WHAT TO DO ▸ Gather each line of the entries below that includes "with".

=== STORED ROWS ===

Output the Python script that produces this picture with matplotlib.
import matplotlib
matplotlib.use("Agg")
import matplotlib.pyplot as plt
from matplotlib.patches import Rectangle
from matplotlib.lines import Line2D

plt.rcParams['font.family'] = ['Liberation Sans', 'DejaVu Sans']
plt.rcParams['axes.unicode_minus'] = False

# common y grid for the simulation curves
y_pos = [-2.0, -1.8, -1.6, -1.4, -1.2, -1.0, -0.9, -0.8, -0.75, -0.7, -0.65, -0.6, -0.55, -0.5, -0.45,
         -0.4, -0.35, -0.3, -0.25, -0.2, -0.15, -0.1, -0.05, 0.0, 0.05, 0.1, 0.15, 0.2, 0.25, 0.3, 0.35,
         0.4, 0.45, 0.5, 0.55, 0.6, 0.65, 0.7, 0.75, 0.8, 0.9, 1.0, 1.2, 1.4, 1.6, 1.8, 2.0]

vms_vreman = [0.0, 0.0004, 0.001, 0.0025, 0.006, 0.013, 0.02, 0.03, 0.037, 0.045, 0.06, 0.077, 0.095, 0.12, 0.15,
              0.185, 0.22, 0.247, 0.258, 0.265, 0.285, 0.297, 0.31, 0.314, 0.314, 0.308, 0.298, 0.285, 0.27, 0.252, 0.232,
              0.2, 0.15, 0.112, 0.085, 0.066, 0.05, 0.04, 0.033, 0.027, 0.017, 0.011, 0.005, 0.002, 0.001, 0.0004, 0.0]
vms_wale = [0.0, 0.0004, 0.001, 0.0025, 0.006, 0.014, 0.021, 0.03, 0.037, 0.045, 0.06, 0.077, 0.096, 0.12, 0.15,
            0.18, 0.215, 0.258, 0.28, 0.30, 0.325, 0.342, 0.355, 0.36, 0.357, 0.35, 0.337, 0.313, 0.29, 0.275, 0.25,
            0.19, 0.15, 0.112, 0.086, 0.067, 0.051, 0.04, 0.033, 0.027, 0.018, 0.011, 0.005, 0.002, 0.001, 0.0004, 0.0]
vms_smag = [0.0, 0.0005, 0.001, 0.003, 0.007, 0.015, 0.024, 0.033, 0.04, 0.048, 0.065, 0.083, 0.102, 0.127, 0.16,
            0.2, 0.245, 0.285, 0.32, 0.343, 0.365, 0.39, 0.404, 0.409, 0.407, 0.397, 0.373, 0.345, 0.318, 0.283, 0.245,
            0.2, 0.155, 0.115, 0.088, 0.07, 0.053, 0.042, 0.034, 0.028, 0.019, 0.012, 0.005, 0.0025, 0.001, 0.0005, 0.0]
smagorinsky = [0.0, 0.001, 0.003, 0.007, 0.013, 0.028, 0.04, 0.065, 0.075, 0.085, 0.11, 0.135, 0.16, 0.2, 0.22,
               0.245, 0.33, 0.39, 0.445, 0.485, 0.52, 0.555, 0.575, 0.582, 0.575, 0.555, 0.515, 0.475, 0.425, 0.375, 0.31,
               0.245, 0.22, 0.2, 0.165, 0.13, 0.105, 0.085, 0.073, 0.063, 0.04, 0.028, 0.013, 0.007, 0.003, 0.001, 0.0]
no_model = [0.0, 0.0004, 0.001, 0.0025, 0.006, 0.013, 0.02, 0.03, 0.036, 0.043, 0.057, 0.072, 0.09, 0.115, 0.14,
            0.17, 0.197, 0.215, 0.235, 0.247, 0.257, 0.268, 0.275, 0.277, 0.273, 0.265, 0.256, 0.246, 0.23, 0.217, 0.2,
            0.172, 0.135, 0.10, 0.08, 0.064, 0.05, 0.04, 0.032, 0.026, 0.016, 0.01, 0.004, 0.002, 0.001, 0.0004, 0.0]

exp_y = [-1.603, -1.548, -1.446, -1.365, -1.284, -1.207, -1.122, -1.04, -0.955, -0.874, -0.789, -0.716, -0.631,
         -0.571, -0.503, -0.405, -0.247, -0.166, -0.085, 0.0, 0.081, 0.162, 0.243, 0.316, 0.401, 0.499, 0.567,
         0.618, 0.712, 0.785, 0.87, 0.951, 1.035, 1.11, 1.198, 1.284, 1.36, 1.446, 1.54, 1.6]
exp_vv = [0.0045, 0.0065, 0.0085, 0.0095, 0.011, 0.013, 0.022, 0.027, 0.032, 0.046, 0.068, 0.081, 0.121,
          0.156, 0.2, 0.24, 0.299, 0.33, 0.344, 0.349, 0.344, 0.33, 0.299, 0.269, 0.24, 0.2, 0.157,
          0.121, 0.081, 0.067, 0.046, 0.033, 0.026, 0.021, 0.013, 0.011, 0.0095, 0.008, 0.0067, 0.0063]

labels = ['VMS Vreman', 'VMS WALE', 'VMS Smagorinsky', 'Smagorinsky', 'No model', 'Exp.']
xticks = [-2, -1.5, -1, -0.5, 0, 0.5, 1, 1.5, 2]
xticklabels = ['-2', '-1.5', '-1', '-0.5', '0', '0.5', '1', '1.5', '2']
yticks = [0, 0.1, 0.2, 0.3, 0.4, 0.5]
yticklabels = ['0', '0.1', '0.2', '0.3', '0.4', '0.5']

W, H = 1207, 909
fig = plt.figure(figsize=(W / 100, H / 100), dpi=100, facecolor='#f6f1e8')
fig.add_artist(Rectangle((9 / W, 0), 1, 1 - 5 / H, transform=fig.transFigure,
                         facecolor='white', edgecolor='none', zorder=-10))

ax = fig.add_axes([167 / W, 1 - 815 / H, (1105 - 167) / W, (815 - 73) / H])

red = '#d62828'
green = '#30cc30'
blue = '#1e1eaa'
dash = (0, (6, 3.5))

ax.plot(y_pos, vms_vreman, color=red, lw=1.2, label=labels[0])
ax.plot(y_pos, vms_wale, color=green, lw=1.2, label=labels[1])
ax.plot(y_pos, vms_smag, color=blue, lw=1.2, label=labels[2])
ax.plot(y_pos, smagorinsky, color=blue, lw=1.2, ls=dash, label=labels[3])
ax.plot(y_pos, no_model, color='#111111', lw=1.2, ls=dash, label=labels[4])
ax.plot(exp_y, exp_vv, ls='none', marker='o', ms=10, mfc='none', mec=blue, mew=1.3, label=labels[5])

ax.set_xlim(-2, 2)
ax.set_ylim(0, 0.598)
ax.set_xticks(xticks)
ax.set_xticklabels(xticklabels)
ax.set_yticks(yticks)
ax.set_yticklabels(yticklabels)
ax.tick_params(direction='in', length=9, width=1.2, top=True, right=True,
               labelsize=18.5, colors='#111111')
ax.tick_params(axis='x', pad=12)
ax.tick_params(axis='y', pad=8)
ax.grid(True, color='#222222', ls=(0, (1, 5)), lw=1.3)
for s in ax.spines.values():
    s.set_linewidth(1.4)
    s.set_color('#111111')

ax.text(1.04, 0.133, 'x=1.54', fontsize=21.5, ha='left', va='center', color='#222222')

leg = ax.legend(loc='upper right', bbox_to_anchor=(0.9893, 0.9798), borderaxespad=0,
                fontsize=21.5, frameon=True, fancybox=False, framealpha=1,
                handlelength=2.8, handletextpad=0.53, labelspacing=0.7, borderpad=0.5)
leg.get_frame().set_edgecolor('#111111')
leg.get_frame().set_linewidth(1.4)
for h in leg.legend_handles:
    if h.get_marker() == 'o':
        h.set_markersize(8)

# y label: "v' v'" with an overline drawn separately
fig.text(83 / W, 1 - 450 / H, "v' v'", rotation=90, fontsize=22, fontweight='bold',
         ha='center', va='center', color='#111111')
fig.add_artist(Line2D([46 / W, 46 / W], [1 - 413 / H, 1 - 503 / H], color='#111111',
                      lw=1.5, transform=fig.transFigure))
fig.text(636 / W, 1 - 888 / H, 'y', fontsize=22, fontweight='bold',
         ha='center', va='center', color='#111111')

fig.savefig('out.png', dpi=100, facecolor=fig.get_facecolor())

===
=== STORED ROWS ===

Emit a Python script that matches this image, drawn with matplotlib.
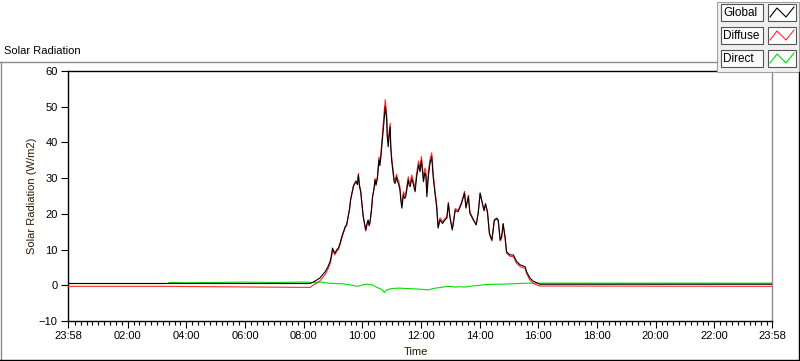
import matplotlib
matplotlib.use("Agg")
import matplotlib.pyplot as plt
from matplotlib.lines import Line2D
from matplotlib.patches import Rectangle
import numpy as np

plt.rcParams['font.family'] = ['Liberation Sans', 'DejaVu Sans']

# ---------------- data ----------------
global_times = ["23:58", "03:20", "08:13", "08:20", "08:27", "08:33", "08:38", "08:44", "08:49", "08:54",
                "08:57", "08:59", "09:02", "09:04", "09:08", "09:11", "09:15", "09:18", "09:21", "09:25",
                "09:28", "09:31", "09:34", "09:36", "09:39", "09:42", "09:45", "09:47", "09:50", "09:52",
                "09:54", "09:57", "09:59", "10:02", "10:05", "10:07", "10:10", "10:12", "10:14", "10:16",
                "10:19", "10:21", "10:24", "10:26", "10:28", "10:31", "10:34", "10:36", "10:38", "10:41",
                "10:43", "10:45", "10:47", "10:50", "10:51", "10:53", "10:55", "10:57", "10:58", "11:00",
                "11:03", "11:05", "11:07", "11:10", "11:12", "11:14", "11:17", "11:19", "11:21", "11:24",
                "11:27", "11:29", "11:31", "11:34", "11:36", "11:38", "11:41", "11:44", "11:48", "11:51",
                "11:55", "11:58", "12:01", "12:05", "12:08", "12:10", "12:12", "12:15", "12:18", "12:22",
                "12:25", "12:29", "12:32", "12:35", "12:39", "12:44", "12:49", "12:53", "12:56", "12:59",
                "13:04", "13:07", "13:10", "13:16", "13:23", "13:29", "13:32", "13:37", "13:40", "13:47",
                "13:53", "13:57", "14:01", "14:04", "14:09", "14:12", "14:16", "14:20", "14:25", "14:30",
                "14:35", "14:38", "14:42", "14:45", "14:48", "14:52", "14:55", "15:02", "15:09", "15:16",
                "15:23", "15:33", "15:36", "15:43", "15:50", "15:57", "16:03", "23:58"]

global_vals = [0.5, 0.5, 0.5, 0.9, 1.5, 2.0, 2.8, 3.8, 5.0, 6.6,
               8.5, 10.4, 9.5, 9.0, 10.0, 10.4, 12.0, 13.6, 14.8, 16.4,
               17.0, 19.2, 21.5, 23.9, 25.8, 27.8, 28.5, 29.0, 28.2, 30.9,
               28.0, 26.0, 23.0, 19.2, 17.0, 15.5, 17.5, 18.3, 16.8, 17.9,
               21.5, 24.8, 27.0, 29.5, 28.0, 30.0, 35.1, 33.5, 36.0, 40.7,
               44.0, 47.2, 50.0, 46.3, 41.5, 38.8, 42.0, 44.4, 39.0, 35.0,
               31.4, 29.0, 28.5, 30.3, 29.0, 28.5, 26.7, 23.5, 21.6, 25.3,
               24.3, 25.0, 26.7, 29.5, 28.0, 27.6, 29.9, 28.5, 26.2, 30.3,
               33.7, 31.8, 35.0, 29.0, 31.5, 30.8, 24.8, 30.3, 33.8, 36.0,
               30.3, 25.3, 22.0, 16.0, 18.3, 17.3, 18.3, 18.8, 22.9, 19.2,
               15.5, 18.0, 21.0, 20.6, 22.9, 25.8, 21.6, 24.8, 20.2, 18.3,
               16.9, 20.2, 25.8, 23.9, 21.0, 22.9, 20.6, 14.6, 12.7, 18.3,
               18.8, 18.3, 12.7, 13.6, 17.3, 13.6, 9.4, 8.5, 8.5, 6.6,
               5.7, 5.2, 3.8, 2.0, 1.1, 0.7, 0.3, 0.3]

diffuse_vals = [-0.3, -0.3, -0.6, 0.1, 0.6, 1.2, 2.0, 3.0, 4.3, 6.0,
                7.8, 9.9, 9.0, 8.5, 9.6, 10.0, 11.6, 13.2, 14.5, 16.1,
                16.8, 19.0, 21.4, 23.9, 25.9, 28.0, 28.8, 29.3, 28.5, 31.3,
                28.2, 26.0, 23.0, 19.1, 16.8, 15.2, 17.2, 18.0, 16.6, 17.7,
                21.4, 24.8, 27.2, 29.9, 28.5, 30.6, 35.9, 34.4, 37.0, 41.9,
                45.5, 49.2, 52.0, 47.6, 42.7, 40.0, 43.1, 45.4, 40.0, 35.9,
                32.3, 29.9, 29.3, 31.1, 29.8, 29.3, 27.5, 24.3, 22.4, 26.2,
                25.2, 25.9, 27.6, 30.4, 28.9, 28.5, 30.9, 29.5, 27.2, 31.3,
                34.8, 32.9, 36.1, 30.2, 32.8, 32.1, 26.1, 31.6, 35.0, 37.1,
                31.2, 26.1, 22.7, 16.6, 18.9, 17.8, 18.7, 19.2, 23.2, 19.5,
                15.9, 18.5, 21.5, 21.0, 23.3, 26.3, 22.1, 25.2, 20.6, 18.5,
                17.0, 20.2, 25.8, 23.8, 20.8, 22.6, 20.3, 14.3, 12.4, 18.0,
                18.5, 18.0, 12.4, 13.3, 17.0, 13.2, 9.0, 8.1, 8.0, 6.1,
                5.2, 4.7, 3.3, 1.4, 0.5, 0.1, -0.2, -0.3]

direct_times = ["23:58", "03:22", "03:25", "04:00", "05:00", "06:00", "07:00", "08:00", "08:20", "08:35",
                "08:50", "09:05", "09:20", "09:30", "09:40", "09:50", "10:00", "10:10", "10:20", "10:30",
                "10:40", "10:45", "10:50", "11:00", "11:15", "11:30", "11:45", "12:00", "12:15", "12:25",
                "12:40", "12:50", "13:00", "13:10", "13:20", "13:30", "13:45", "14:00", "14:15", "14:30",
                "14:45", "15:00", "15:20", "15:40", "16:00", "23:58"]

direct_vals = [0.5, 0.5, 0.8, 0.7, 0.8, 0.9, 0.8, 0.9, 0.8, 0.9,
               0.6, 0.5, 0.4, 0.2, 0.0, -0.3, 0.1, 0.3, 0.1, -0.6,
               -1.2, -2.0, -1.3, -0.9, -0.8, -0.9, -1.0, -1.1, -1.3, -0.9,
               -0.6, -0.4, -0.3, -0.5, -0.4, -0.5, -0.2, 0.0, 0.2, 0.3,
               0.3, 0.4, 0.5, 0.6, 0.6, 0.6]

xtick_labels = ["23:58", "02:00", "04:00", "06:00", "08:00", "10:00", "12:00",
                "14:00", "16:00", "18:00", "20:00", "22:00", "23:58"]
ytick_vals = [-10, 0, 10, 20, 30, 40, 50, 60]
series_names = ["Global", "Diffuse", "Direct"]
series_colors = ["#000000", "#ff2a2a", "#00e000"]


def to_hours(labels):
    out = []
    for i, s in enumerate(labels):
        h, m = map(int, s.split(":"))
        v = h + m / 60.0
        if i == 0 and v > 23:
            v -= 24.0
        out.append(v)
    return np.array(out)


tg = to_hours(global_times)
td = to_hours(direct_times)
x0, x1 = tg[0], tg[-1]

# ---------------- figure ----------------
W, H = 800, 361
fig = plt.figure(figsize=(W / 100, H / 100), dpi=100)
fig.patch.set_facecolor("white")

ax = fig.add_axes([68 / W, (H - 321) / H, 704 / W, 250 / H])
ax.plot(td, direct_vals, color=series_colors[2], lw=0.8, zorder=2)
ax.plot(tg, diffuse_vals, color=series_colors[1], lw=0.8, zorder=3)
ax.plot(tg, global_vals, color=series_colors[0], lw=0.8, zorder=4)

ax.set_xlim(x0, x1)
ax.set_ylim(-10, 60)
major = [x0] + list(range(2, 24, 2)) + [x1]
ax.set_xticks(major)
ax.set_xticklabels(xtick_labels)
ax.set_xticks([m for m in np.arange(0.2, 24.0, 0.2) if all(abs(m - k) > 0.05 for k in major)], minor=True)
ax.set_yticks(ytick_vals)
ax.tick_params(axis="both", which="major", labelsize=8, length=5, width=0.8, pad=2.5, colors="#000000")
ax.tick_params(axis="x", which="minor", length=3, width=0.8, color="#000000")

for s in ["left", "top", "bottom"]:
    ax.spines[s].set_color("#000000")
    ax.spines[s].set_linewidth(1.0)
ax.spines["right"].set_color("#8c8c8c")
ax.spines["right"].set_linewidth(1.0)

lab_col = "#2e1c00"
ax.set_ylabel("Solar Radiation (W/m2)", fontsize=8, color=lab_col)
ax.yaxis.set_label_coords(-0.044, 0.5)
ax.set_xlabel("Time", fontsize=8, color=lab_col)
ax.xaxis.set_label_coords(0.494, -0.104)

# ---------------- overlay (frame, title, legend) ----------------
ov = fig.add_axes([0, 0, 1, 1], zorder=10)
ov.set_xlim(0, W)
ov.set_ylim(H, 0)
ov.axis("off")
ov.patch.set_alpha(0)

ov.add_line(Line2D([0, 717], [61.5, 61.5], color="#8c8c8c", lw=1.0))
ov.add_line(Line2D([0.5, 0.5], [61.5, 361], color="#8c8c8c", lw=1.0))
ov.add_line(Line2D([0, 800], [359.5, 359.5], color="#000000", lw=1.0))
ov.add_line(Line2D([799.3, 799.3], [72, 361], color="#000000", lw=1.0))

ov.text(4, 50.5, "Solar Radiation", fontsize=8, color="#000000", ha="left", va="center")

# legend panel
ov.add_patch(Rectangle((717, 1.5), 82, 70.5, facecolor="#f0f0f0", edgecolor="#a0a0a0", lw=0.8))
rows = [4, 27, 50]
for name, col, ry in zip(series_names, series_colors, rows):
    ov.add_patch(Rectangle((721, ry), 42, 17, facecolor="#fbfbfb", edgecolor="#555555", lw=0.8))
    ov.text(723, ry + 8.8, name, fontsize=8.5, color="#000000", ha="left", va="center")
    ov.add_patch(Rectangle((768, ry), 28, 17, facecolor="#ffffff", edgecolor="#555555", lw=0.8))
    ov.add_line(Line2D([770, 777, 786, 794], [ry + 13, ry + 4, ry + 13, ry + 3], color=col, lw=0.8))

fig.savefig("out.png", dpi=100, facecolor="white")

===
=== STORED ROWS ===

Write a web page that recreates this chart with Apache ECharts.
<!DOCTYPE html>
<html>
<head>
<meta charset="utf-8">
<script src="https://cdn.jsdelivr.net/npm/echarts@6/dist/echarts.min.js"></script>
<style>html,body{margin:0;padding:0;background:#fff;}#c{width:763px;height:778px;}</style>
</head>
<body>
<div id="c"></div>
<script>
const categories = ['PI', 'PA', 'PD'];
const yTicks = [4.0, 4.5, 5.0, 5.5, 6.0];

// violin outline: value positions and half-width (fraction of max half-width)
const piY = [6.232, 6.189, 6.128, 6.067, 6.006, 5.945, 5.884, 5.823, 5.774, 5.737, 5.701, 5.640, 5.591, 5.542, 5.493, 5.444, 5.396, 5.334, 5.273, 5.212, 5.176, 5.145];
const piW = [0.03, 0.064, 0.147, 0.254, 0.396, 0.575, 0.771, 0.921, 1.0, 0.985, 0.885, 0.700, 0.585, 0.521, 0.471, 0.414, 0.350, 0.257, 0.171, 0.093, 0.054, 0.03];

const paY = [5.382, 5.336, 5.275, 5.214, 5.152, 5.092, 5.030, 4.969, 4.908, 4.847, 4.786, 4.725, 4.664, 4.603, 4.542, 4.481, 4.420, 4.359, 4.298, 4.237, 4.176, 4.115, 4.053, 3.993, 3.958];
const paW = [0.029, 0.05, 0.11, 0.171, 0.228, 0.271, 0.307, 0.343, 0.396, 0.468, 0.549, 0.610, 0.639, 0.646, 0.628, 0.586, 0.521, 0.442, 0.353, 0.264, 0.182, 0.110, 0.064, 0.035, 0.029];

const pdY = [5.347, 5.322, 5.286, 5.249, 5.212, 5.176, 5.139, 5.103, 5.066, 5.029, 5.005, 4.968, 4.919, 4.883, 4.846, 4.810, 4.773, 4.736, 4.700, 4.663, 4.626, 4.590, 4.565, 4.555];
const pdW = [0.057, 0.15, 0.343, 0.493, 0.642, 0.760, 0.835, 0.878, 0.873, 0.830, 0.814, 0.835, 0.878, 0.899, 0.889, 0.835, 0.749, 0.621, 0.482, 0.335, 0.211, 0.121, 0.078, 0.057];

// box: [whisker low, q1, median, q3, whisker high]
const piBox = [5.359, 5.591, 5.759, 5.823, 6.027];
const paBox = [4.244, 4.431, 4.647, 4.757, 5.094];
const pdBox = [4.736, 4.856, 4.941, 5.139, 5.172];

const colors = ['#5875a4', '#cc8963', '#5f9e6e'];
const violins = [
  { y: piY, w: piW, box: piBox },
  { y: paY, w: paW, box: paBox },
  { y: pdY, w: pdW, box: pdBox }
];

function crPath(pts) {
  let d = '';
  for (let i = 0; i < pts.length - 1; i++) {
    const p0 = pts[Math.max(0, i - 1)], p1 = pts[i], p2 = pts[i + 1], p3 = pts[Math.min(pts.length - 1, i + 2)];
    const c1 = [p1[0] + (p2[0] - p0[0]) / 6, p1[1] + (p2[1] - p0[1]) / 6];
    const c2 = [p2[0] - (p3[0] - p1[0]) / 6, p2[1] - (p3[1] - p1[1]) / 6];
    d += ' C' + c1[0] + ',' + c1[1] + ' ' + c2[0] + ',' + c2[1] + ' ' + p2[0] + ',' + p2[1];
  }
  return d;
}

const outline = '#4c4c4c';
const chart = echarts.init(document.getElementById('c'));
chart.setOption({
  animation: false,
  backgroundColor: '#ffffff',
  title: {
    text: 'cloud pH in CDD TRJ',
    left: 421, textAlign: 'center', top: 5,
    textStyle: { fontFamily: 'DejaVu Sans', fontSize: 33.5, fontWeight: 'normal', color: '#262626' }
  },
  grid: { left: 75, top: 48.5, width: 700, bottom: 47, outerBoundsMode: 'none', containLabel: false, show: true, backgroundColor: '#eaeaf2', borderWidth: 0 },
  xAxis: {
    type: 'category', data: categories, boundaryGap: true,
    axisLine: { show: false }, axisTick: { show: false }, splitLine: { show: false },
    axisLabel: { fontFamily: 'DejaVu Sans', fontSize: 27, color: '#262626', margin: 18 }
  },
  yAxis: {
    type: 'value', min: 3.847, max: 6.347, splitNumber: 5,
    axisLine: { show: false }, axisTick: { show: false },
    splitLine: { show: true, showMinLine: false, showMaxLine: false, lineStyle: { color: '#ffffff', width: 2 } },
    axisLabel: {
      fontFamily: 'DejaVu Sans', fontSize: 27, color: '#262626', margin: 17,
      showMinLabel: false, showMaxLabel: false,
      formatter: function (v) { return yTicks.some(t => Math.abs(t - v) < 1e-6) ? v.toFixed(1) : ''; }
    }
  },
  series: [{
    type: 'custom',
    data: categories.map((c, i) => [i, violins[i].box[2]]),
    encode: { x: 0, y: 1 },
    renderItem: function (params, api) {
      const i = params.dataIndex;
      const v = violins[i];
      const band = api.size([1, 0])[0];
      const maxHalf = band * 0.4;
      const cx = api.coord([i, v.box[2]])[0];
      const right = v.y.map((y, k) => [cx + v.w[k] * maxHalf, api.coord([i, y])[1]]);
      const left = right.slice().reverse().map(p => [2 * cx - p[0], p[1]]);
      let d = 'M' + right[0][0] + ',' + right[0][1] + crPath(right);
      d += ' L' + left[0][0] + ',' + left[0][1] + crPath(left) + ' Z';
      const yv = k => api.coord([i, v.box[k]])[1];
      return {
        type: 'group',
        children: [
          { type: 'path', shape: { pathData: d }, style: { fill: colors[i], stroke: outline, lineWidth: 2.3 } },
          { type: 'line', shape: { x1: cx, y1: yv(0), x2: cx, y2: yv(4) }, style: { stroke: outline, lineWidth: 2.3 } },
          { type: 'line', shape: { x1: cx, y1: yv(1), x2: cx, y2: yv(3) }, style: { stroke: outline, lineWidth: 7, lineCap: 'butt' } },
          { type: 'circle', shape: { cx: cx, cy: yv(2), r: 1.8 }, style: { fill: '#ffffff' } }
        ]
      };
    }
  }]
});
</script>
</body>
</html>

===

ANSWER IN FULL ▸
Output the Python script that produces this picture with matplotlib.
# y label: "v' v'" with an overline drawn separately
Emit a Python script that matches this image, drawn with matplotlib.
Write a web page that recreates this chart with Apache ECharts.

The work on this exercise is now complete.